▸ Problem details
From the first line of the data down to and including the line with "import plotly.graph_objects as go", copy everything exactly, leaving out pictures.

▸ Supplied information
┌────────

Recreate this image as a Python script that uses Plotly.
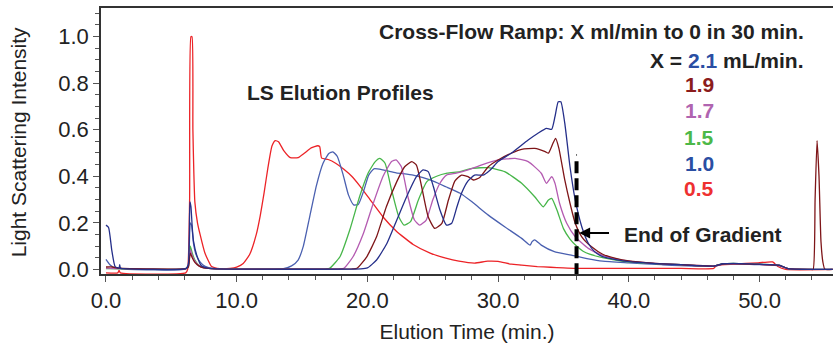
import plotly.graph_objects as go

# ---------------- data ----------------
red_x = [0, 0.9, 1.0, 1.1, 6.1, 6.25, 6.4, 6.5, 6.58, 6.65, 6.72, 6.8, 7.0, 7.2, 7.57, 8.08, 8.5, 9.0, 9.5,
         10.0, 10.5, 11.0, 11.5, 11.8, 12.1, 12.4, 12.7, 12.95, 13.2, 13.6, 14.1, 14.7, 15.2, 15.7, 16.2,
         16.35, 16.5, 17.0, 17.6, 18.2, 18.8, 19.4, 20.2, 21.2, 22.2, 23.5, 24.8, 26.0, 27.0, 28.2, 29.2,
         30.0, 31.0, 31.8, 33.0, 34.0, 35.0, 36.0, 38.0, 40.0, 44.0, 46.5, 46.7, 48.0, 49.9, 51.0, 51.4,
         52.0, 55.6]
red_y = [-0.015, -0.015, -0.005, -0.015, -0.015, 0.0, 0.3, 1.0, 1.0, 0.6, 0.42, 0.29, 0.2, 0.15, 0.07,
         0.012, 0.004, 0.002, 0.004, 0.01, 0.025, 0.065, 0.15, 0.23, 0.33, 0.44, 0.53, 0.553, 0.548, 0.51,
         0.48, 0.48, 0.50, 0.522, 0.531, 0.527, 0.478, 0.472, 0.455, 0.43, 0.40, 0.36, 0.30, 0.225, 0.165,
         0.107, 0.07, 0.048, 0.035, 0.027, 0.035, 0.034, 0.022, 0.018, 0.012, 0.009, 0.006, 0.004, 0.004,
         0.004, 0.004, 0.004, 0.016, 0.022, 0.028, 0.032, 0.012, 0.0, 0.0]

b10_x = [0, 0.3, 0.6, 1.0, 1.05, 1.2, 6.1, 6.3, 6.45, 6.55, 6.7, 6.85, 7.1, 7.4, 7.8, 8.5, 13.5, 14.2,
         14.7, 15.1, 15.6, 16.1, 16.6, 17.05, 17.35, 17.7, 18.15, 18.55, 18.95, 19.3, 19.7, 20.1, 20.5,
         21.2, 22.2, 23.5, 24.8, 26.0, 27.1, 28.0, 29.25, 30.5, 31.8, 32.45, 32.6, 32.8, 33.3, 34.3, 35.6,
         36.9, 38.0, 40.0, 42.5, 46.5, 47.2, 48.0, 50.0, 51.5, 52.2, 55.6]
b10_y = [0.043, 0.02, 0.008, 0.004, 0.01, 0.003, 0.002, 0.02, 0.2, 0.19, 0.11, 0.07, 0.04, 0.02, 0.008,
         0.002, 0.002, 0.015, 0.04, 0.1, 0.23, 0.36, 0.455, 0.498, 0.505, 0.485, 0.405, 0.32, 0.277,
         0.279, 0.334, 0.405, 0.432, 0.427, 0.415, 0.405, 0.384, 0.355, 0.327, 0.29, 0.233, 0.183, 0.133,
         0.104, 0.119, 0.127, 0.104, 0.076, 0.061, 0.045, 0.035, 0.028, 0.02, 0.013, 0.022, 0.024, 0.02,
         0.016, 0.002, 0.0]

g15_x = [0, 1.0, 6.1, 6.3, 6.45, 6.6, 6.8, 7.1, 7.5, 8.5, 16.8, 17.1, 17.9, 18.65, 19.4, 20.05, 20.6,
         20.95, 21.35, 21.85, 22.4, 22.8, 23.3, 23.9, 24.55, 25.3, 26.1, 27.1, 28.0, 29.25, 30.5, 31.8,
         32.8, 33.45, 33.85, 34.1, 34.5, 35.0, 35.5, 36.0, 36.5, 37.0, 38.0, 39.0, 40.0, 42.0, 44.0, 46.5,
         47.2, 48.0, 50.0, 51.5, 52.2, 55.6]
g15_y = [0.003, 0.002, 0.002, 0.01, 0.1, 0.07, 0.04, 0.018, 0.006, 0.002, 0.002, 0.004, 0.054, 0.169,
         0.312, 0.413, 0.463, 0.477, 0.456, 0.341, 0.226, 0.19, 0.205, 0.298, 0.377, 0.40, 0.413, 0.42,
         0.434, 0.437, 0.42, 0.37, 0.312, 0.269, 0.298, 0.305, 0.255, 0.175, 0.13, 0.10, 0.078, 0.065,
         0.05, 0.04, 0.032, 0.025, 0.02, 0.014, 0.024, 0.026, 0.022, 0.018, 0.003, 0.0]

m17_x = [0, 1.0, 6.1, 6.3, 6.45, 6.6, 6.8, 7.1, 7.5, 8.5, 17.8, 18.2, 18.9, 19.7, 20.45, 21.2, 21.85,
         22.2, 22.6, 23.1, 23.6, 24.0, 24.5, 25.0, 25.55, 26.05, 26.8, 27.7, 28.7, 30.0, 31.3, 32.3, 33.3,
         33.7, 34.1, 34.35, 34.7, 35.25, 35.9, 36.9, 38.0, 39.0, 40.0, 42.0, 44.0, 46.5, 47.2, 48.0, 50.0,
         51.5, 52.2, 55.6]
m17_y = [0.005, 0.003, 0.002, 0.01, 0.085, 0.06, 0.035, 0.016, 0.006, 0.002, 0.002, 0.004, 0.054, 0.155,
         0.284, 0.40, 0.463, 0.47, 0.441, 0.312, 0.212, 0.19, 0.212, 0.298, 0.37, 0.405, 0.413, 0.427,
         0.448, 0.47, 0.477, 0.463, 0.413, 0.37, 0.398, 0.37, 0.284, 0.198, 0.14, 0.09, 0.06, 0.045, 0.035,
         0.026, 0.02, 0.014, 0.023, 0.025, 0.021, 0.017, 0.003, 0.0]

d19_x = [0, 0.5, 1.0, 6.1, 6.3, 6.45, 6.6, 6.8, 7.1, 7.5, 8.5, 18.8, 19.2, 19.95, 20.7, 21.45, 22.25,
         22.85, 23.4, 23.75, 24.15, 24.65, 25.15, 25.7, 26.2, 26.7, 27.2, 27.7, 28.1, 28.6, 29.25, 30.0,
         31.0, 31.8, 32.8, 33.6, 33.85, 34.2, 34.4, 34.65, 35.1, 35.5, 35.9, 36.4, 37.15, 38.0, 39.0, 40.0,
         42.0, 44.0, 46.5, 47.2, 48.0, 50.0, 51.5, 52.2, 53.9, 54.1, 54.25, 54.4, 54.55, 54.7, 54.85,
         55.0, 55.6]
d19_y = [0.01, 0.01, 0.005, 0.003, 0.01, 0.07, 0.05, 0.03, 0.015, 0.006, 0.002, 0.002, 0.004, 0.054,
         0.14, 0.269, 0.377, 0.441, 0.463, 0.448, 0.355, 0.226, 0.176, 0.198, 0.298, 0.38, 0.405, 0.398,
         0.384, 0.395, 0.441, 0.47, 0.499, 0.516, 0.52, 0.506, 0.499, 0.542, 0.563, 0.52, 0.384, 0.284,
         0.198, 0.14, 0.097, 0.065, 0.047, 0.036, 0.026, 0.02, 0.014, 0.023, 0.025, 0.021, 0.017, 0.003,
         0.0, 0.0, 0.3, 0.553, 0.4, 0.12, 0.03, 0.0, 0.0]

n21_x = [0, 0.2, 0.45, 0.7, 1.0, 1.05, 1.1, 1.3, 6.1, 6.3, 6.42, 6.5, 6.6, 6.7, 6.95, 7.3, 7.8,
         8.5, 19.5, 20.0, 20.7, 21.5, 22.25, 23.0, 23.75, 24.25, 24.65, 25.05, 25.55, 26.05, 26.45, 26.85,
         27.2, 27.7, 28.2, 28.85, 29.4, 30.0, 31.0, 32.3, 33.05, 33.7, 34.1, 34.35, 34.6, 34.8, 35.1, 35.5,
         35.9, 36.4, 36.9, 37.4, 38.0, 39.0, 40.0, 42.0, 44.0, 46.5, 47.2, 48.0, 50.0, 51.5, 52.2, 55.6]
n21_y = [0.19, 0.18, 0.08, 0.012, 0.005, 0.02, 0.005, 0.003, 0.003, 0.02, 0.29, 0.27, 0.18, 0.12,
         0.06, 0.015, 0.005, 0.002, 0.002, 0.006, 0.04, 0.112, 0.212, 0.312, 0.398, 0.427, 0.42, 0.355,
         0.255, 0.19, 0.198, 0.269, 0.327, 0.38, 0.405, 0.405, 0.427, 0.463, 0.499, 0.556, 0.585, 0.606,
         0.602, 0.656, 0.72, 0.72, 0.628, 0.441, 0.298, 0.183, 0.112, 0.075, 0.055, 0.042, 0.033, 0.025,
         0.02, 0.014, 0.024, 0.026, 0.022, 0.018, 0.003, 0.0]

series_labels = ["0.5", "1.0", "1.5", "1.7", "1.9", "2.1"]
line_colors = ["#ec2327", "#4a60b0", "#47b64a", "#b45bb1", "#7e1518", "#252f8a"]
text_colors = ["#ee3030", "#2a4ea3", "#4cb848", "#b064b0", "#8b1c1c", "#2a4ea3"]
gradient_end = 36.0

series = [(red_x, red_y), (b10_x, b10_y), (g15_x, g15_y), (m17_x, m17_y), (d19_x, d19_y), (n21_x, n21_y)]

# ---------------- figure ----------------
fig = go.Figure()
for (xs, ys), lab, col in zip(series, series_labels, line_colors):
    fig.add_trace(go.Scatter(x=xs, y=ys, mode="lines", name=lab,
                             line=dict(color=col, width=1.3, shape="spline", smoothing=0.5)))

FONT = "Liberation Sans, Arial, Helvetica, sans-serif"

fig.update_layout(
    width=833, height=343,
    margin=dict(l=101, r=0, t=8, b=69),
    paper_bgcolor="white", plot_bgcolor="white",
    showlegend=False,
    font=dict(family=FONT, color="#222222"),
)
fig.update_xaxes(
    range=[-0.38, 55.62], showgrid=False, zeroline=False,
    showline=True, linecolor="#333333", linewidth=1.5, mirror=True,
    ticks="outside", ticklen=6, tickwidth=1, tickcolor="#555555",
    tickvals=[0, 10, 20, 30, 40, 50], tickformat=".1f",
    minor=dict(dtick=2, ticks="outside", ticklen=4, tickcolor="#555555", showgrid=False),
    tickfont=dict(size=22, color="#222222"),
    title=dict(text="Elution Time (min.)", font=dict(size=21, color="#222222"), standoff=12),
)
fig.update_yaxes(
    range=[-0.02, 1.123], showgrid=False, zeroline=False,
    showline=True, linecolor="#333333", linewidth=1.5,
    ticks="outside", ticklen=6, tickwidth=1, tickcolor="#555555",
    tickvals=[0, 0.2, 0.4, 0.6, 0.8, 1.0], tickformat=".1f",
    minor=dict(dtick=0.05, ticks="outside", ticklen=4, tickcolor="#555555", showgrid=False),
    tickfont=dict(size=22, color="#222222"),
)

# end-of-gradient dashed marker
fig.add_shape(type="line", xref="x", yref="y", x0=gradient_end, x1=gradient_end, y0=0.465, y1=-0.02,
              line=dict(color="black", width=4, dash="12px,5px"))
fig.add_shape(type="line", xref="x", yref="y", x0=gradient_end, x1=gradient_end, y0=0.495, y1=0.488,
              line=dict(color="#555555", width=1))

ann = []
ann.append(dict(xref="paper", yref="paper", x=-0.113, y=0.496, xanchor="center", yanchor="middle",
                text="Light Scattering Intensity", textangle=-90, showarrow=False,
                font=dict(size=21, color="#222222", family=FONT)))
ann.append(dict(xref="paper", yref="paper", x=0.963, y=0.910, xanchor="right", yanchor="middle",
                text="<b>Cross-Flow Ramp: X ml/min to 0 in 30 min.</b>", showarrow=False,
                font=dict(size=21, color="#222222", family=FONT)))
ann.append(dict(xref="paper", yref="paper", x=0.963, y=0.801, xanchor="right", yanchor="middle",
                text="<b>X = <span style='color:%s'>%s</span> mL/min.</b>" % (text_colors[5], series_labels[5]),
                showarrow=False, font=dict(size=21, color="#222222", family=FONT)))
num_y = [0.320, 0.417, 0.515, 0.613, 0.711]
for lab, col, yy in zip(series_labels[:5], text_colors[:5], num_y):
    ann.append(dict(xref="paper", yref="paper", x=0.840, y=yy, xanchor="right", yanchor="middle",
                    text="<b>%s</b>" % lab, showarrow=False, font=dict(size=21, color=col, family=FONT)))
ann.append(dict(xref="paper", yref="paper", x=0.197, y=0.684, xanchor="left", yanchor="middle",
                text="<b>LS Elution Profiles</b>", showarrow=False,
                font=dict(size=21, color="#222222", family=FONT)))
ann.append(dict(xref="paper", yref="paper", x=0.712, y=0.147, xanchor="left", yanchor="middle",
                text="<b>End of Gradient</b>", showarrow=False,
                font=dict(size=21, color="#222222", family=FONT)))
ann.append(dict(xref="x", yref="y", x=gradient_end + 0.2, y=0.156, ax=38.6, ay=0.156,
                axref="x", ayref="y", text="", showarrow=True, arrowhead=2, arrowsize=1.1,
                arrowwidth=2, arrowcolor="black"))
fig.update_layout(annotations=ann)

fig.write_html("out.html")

└────────

▸ Exercise result
Recreate this image as a Python script that uses Plotly.
import plotly.graph_objects as go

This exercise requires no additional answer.